I loved my undergraduate degree and although you might expect someone who got a C to fall behind on a course designed for people who got A's and B's - I didn’t. Like the majority of people who get offered places through access to uni schemes, I graduated with a 2.1. So after my undergrad, I decided to stay in Leeds and do a masters in Molecular Medicine. This was a big commitment as the government don't offer student loans for postgrad, meaning I had to take out a £10,000 loan from the bank (which took me 5 years to pay off) to pay for the tuition fees and to pay for rent and food I worked evenings and weekends at a bar.



My plan was to complete the masters and then apply to work for the NHS in one of their genetic testing labs. However, because I enjoyed my 4-month research project so much I changed my mind and decided that I wanted to stay in research. My supervisor encouraged me to apply for Ph.D's, but at that time I didn't want to. Instead, I wanted to move to London, and after months of rejection, I was finally offered a job as a research assistant in the nephro-urology lab at UCL. I knew very little about the kidney and a lot of the lab techniques I needed to do were new, but I quickly learned everything I needed to know and I loved it.


The UCL contract was only 9 months and because I was enjoying being in the lab so much I decided that I did want to pursue a Ph.D. So I spent months applying for different Ph.D. projects. The interviews were tough and I got many rejections (Ph.D. positions are very competitive) but I was eventually offered a place on a British Heart Foundation doctoral training programme at the William Harvey Research Institute in London. The programme was four years, and I had to do another masters in the first year. This seemed annoying at first, but the programme gave me the freedom to choose the supervisor and project I liked the most. Plus the four years were fully funded meaning I didn't have to pay the tuition fees and I received a tax-free stipend each year - this is basically a salary except you don't get paid very well and instead of being paid monthly you get paid quarterly.

Life as a Ph.D. student

Although I was initially attracted to the British Heart Foundation programme for the cardiovascular aspect, after reading all the prospective projects (there were over 30 to choose from) I ended up choosing to work with Dr. Sian Henson who is an expert in immune cell ageing. Immunology was a completely new field to me but after meeting with Sian I was excited by the project and all the new techniques I would learn, so I decided to go for it!



My research focused on the impact of ageing on T cell metabolism. This was a surprise as I'd always hated metabolism but it turns out metabolism is super important and actually really interesting. During my Ph.D. I presented my work at international conferences, published my research in peer-reviewed journals, and gained a lot of confidence as a scientist. It took me 4 years (including the additional masters) to finish my Ph.D. and although by the end I was 100% ready to finish, it was quite sad saying goodbye to it all.

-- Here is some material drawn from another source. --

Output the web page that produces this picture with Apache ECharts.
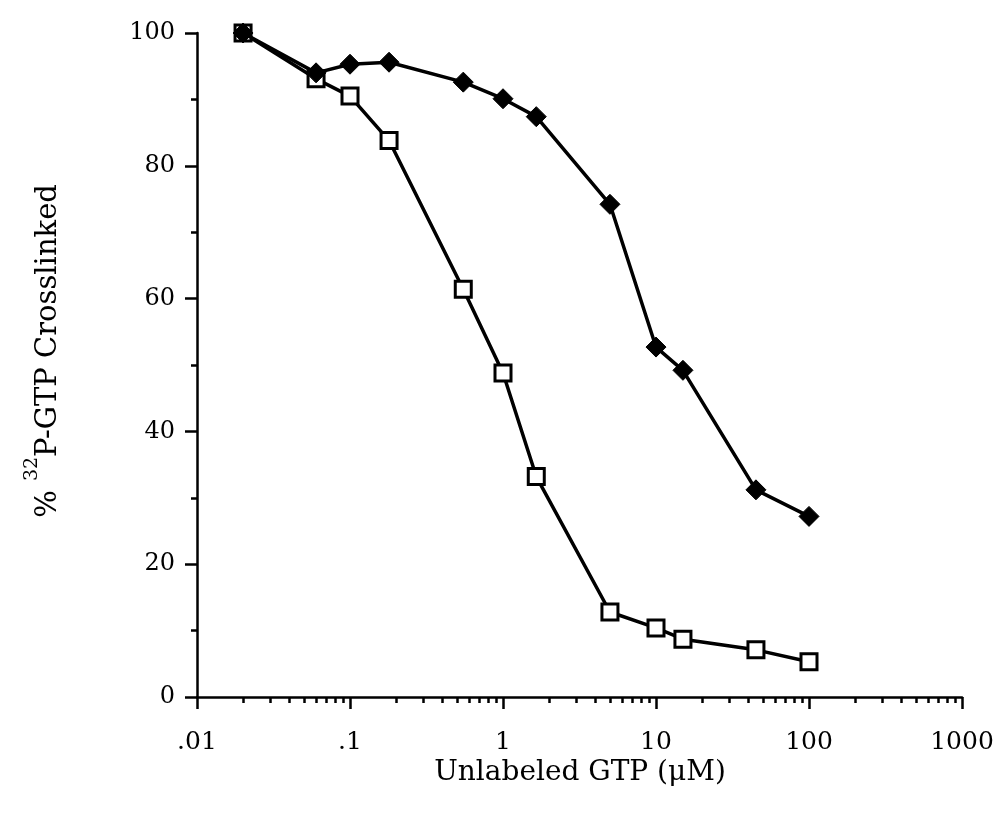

Beyond my Ph.D. Since finishing my Ph.D. I've been working as an industry-based Postdoctoral Research Fellow investigating immune-related adverse events following cancer immunotherapy treatment. It's been weird transitioning from an expert to a newbie again but it's also refreshing to learn lots of new things. I'm really enjoying my job and although I'm not sure what I want to do after my postdoc I'm excited to wait and see what happens.

Lessons learned along the way

  • It's okay not to have everything planned out.

  • You don't have to be an A* student - but you do have to be passionate and work hard!

  • Nothing's set in stone, so you're allowed to change your mind.

  • Always be open-minded and don't be afraid to try new things.